A one trillion ton iceberg broke off of the Larsen C ice shelf in Antarctica earlier this week. Over 2,200 miles long — the size of Delaware — this iceberg is one of the largest ever recorded. It is expected to be called A68. NASA/USGS Landsat satellites have recorded the growth of the splintering since its beginning in 2006 until its eventual calving just days ago.
Monitored by scientists of Project MIDAS as the rift began to develop, the iceberg was calved from Larsen C between July 10 and July 12. According to Project MIDAS, the break reduced Larsen C’s area by more than 12%, forever altering the Antarctic landscape.
The calving of the iceberg seems to be following a significant pattern. Project MIDAS has been observing the Larsen since 1995, when Larsen A collapsed, followed in 2002 by a shockingly rapid collapse of Larsen B in just one month’s time.
Although this event may not result in immediate rises in sea levels, if the ice shelf continues to deteriorate there will most certainly be repercussions. Without ice shelves to feed, glaciers will simply run right into the ocean, which will eventually lead to rises in sea levels.
“Unabated climate warming of several degrees over the next century is likely to speed up the collapse of West Antarctica, but it could also trigger irreversible retreat of marine-based sectors of East Antarctica. Whether we should do something about it is simply a matter of common sense. And the time to act is now; Antarctica is not waiting for us,” warns Eric Rignot, glaciologist at NASA’s Jet Propulsion Laboratory.
The time to act is indeed now. The temperature changes and extreme weather affecting the entire world is primarily a result of human activity, including rapid increase in human population and mass deforestation worldwide.

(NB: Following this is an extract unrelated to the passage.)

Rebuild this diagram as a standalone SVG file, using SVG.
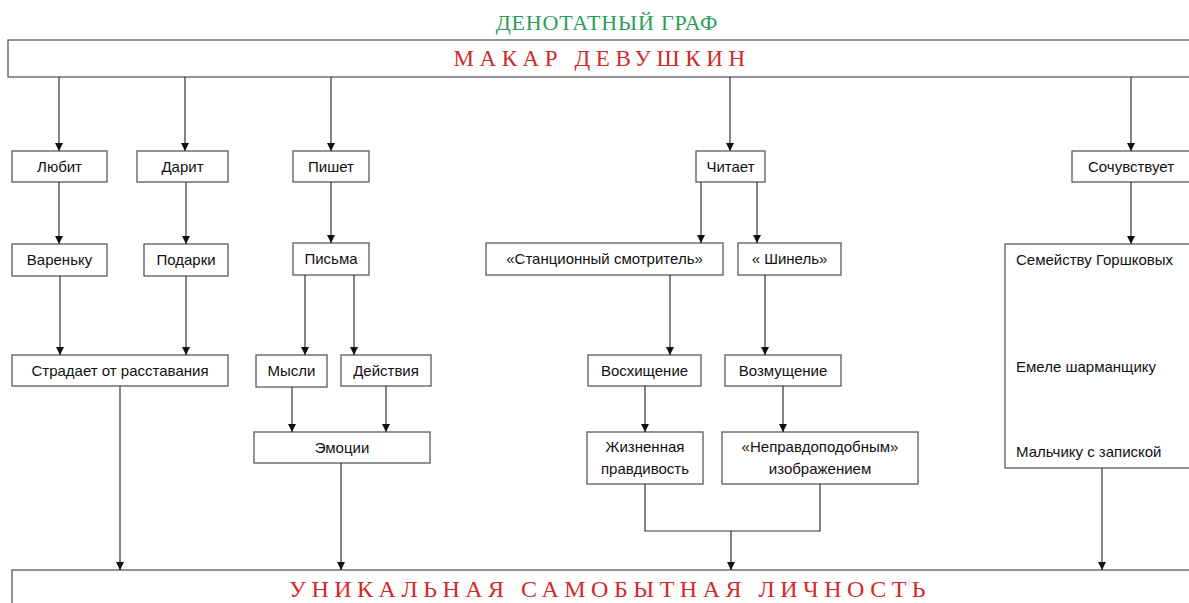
<svg xmlns="http://www.w3.org/2000/svg" width="1189" height="603" viewBox="0 0 1189 603">
<style>
.b{fill:#fff;stroke:#5a5a5a;stroke-width:1.3}
.t{font-family:"Liberation Sans",Arial,sans-serif;font-size:15px;fill:#111;text-anchor:middle}
.tl{font-family:"Liberation Sans",Arial,sans-serif;font-size:15px;fill:#111}
.c{fill:none;stroke:#333;stroke-width:1.2}
.red{font-family:"Liberation Serif","Times New Roman",serif;fill:#d22a2a;text-anchor:middle}
</style>
<defs>
<marker id="a" viewBox="0 0 10 10" refX="10" refY="5" markerWidth="8" markerHeight="8" markerUnits="userSpaceOnUse" orient="auto">
<path d="M0,0 L10,5 L0,10 z" fill="#111"/>
</marker>
</defs>
<text x="607" y="30" font-family="Liberation Serif,'Times New Roman',serif" font-size="22" letter-spacing="0.8" fill="#2a9d5c" text-anchor="middle">ДЕНОТАТНЫЙ ГРАФ</text>
<g id="top"><rect class="b" x="8" y="40" width="1185" height="37"/><text class="red" x="602" y="66" font-size="23" letter-spacing="5.6">МАКАР ДЕВУШКИН</text></g>
<g id="bottom"><rect class="b" x="12" y="570" width="1181" height="40"/><text class="red" x="610" y="597" font-size="24" letter-spacing="5.5">УНИКАЛЬНАЯ  САМОБЫТНАЯ  ЛИЧНОСТЬ</text></g>
<g id="lyubit"><rect class="b" x="12" y="151" width="95" height="31"/><text class="t" x="59.5" y="172">Любит</text></g>
<g id="darit"><rect class="b" x="137" y="151" width="91" height="31"/><text class="t" x="182.5" y="172">Дарит</text></g>
<g id="pishet"><rect class="b" x="293" y="151" width="76" height="31"/><text class="t" x="331" y="172">Пишет</text></g>
<g id="chitaet"><rect class="b" x="696" y="151" width="69" height="31"/><text class="t" x="730.5" y="172">Читает</text></g>
<g id="sochuvstvuet"><rect class="b" x="1072" y="151" width="120" height="31"/><text class="t" x="1131" y="172">Сочувствует</text></g>
<g id="varenku"><rect class="b" x="12" y="244" width="95" height="32"/><text class="t" x="59.5" y="265">Вареньку</text></g>
<g id="podarki"><rect class="b" x="144" y="244" width="84" height="32"/><text class="t" x="186" y="265">Подарки</text></g>
<g id="pisma"><rect class="b" x="293" y="243" width="76" height="32"/><text class="t" x="331" y="264">Письма</text></g>
<g id="stantsionny"><rect class="b" x="486" y="243" width="237" height="32"/><text class="t" x="604.5" y="264">«Станционный смотритель»</text></g>
<g id="shinel"><rect class="b" x="738" y="243" width="103" height="32"/><text class="t" x="789.5" y="264">« Шинель»</text></g>
<g id="semeystvu"><rect class="b" x="1005" y="244" width="187" height="224"/><text class="tl" x="1016" y="265">Семейству Горшковых</text><text class="tl" x="1016" y="372">Емеле шарманщику</text><text class="tl" x="1016" y="457">Мальчику с запиской</text></g>
<g id="stradaet"><rect class="b" x="12" y="355" width="216" height="31"/><text class="t" x="120" y="376">Страдает от расставания</text></g>
<g id="mysli"><rect class="b" x="256" y="355" width="71" height="32"/><text class="t" x="291.5" y="376">Мысли</text></g>
<g id="deystviya"><rect class="b" x="341" y="355" width="90" height="31"/><text class="t" x="386" y="376">Действия</text></g>
<g id="voskhishchenie"><rect class="b" x="588" y="355" width="113" height="31"/><text class="t" x="644.5" y="376">Восхищение</text></g>
<g id="vozmushchenie"><rect class="b" x="725" y="355" width="116" height="31"/><text class="t" x="783" y="376">Возмущение</text></g>
<g id="emotsii"><rect class="b" x="254" y="432" width="176" height="31"/><text class="t" x="342" y="453">Эмоции</text></g>
<g id="zhiznennaya"><rect class="b" x="587" y="432" width="116" height="52"/><text class="t" x="645" y="452">Жизненная</text><text class="t" x="645" y="474">правдивость</text></g>
<g id="nepravdo"><rect class="b" x="722" y="432" width="196" height="52"/><text class="t" x="820" y="452">«Неправдоподобным»</text><text class="t" x="820" y="474">изображением</text></g>
<g id="connectors">
<path class="c" d="M59,77V151" marker-end="url(#a)"/>
<path class="c" d="M185,77V151" marker-end="url(#a)"/>
<path class="c" d="M331,77V151" marker-end="url(#a)"/>
<path class="c" d="M730,77V151" marker-end="url(#a)"/>
<path class="c" d="M1131,77V151" marker-end="url(#a)"/>
<path class="c" d="M59,182V244" marker-end="url(#a)"/>
<path class="c" d="M186,182V244" marker-end="url(#a)"/>
<path class="c" d="M331,182V243" marker-end="url(#a)"/>
<path class="c" d="M701,182V243" marker-end="url(#a)"/>
<path class="c" d="M757,182V243" marker-end="url(#a)"/>
<path class="c" d="M1131,182V244" marker-end="url(#a)"/>
<path class="c" d="M60,276V355" marker-end="url(#a)"/>
<path class="c" d="M186,276V355" marker-end="url(#a)"/>
<path class="c" d="M305,275V355" marker-end="url(#a)"/>
<path class="c" d="M354,275V355" marker-end="url(#a)"/>
<path class="c" d="M670,275V355" marker-end="url(#a)"/>
<path class="c" d="M765,275V355" marker-end="url(#a)"/>
<path class="c" d="M292,387V432" marker-end="url(#a)"/>
<path class="c" d="M386,386V432" marker-end="url(#a)"/>
<path class="c" d="M645,386V432" marker-end="url(#a)"/>
<path class="c" d="M783,386V432" marker-end="url(#a)"/>
<path class="c" d="M120,386V570" marker-end="url(#a)"/>
<path class="c" d="M341,463V570" marker-end="url(#a)"/>
<path class="c" d="M645,484V531H820V484"/>
<path class="c" d="M731,531V570" marker-end="url(#a)"/>
<path class="c" d="M1102,468V570" marker-end="url(#a)"/>
</g>
</svg>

The biggest culprit when it comes to global warming is the meat and dairy industry, which is responsible for over 30% of worldwide GHG emissions, not to mention the unnecessary cruelty it inflicts upon animals and the health problems it causes for humans. Reducing animal product consumption is a clear solution to fighting climate change. It is time we take the issue seriously: for people, for animals, and for the planet.